Yo me lo imagino tirado en la cuneta, pensando: «Si era algo tan importante para mí como para estar pensando en esto mientras siento los ojos de la muerte clavándose en mis pupilas como dos guadañas, ¿por qué mierdas no empecé a escribir La torre oscura con veinticinco años?»
Y sí, aquí viene el consejo, la moraleja, o como quieras llamarlo: Ten cuidado de no perder tu tiempo, o de invertirlo en historias de los demás que no te apasionan, como si no tuviera ningún valor. Piensa en el futuro y llénate de la cabeza de pájaros, cuanto más bonitos y coloridos mejor. Pero no te olvides del presente, de que la historia en la que ahora estás trabajando es la más importante de todas.

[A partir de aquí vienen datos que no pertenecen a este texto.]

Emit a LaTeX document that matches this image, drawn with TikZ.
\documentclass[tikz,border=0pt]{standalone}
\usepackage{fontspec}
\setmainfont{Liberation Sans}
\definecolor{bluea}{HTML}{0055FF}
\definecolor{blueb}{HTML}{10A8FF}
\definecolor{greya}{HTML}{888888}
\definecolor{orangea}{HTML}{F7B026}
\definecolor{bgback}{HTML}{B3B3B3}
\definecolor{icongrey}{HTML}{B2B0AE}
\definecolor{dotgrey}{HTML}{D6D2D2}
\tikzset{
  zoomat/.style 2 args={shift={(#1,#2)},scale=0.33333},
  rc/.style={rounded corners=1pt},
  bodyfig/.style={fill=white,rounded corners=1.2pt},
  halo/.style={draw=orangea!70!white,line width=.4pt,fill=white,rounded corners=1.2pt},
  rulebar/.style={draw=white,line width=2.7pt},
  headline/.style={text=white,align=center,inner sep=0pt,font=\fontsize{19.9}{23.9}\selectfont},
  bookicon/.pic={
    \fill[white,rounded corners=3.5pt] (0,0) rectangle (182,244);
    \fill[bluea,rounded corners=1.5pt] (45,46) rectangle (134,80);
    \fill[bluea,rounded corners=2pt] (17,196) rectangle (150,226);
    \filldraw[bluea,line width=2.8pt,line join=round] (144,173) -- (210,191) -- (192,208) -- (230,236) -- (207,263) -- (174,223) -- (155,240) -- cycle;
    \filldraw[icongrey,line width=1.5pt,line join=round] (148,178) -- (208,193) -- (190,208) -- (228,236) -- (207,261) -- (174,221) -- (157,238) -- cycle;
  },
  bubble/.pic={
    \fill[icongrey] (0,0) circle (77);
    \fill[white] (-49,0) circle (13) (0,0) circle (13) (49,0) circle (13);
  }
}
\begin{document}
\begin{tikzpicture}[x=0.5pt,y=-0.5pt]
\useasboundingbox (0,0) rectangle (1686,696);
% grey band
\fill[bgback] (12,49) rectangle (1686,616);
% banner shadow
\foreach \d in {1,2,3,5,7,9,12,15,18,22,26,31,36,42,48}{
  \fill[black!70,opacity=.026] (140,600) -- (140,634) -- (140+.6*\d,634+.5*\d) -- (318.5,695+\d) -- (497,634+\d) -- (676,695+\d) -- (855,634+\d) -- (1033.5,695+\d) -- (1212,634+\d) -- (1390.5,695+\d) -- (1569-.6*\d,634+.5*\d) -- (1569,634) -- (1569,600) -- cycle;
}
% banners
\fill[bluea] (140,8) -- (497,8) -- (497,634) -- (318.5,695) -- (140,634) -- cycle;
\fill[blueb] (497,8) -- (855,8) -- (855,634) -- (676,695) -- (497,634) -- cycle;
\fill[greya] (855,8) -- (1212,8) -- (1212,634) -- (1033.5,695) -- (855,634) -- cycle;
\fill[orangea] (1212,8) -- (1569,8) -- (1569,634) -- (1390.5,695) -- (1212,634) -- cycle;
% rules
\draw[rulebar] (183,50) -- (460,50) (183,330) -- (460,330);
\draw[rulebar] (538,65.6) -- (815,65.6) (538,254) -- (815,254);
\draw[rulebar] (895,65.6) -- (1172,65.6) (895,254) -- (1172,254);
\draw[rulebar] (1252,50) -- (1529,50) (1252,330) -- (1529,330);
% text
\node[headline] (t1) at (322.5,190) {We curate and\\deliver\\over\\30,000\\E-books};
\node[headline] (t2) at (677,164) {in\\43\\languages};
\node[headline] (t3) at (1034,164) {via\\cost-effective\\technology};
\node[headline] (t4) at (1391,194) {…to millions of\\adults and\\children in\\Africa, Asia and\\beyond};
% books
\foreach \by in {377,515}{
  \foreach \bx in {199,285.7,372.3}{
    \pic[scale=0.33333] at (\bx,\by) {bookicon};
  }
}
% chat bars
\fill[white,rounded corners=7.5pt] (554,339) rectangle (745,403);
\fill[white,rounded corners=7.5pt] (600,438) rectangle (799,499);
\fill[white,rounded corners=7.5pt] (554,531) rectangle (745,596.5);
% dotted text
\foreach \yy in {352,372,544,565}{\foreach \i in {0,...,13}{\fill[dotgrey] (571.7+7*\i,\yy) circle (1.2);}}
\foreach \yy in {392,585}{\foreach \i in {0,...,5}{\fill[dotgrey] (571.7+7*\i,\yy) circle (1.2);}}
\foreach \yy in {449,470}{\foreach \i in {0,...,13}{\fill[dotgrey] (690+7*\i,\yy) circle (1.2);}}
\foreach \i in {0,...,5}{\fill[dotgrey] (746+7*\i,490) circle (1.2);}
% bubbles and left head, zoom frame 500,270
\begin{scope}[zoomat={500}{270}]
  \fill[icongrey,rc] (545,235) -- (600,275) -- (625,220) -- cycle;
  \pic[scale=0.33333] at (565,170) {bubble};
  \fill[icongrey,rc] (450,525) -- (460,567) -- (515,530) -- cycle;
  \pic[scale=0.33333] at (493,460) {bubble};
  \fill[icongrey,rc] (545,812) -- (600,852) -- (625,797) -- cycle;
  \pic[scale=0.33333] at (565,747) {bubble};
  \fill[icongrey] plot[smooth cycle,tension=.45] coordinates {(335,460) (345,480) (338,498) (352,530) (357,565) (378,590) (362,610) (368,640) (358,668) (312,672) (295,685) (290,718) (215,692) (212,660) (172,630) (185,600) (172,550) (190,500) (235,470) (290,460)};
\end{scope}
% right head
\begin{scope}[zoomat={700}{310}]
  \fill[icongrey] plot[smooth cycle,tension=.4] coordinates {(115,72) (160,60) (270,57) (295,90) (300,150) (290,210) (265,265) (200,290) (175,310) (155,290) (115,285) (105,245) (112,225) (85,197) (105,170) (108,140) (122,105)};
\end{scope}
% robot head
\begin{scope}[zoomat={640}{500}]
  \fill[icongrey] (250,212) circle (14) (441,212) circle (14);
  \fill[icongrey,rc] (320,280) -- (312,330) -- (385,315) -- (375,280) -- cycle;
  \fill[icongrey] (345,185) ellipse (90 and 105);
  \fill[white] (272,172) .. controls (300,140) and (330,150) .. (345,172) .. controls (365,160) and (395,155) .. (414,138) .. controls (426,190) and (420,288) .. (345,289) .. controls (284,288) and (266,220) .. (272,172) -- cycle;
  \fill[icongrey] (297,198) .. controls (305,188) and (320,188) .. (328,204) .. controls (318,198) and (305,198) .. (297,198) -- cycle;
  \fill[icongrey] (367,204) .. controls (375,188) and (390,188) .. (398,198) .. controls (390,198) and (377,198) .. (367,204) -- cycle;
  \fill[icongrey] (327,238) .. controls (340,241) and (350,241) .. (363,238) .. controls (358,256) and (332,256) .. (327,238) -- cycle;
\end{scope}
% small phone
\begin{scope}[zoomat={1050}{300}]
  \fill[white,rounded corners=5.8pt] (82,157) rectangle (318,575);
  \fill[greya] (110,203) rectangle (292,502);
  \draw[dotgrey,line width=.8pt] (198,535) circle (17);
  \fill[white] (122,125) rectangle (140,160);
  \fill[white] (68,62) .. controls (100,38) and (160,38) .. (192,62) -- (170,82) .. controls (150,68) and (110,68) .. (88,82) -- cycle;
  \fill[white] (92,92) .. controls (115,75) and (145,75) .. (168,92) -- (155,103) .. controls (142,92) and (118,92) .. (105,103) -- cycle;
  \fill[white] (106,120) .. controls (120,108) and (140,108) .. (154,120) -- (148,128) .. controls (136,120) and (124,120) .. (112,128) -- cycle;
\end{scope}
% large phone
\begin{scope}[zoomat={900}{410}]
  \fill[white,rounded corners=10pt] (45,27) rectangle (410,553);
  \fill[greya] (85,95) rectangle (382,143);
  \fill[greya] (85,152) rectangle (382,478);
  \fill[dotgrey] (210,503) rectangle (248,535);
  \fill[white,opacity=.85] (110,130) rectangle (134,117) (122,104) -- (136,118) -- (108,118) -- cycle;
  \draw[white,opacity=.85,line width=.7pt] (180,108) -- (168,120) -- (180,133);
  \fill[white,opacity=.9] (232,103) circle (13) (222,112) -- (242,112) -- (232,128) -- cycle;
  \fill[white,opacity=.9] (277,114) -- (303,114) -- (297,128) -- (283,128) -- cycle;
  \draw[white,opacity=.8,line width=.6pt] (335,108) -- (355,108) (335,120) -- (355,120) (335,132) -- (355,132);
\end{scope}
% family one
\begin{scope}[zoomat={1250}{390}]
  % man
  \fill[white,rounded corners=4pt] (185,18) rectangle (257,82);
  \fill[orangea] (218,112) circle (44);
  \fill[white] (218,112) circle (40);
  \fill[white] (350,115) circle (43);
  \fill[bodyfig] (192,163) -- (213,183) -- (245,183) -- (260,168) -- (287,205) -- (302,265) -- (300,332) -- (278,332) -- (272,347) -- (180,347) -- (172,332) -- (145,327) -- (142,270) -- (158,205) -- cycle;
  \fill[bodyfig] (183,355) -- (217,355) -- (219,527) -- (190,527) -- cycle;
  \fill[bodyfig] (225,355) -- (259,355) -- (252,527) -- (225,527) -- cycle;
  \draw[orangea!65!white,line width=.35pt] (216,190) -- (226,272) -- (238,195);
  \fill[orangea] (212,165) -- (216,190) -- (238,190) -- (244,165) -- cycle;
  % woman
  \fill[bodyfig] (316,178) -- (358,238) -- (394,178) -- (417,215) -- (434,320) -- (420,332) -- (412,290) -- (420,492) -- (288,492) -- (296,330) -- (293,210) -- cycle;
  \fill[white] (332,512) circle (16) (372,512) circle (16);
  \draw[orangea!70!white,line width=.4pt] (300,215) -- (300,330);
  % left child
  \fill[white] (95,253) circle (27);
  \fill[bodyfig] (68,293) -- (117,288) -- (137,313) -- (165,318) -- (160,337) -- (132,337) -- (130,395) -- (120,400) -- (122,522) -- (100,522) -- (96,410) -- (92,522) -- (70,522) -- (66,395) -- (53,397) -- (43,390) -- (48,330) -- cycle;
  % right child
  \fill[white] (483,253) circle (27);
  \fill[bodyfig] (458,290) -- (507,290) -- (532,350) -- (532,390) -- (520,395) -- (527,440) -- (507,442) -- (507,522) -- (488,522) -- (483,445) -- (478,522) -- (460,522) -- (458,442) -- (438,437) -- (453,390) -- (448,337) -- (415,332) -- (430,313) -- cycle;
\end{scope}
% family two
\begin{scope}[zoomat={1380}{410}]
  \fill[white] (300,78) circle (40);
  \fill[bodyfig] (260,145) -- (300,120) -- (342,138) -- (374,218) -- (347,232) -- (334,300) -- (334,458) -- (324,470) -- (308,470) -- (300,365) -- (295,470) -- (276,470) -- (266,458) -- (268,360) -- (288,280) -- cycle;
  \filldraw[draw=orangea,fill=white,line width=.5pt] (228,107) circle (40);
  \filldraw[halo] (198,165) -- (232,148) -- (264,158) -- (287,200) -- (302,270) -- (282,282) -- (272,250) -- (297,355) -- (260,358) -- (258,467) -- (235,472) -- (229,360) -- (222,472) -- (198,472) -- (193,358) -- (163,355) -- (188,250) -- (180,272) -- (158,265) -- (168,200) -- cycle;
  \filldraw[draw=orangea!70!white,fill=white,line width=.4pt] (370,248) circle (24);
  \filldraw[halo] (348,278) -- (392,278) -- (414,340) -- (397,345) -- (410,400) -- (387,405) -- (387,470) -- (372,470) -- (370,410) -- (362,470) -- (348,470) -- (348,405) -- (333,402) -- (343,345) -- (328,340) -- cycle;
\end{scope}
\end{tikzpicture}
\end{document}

Mucho más que las que ya has escrito, porque para bien y para mal ese trabajo ya está hecho.
Y desde luego, mucho más que las que están por escribir, que son entelequias; que, en definitiva, ni siquiera son.
Así que ánimo y hazla brillar.
Escritor de ficción especulativa, slipstream y novela negra. Bloguero inquieto (e inquietante) también se dedica a la traducción y realiza informes editoriales. Le gusta desmontar historias para ver cómo funcionan por dentro, aunque luego no sepa armarlas de nuevo. Autor de Lengua de pájaros, Duramadre y Fantasmas de verde jade (todas con Obscura Editorial).
Como siempre, tan interesantes tus reflexiones.
Preciosa entrada, Víctor.
Me siento muy identificada. Va a ser verdad eso de que el pensamiento es universal y está en el aire. Te haré caso y dejaré de pensar que lo que está por venir es mucho mejor que lo actual, ya que solo lo actual existe. Un beso
Hola, Judith. No sé si el pensamiento es universal (puede), pero de lo que sí estoy seguro es de que los escritores a menudo compartimos las mismas reflexiones, triunfos y miserias. Me alegro de que mi artículo te haya hecho reflexionar. Un abrazo.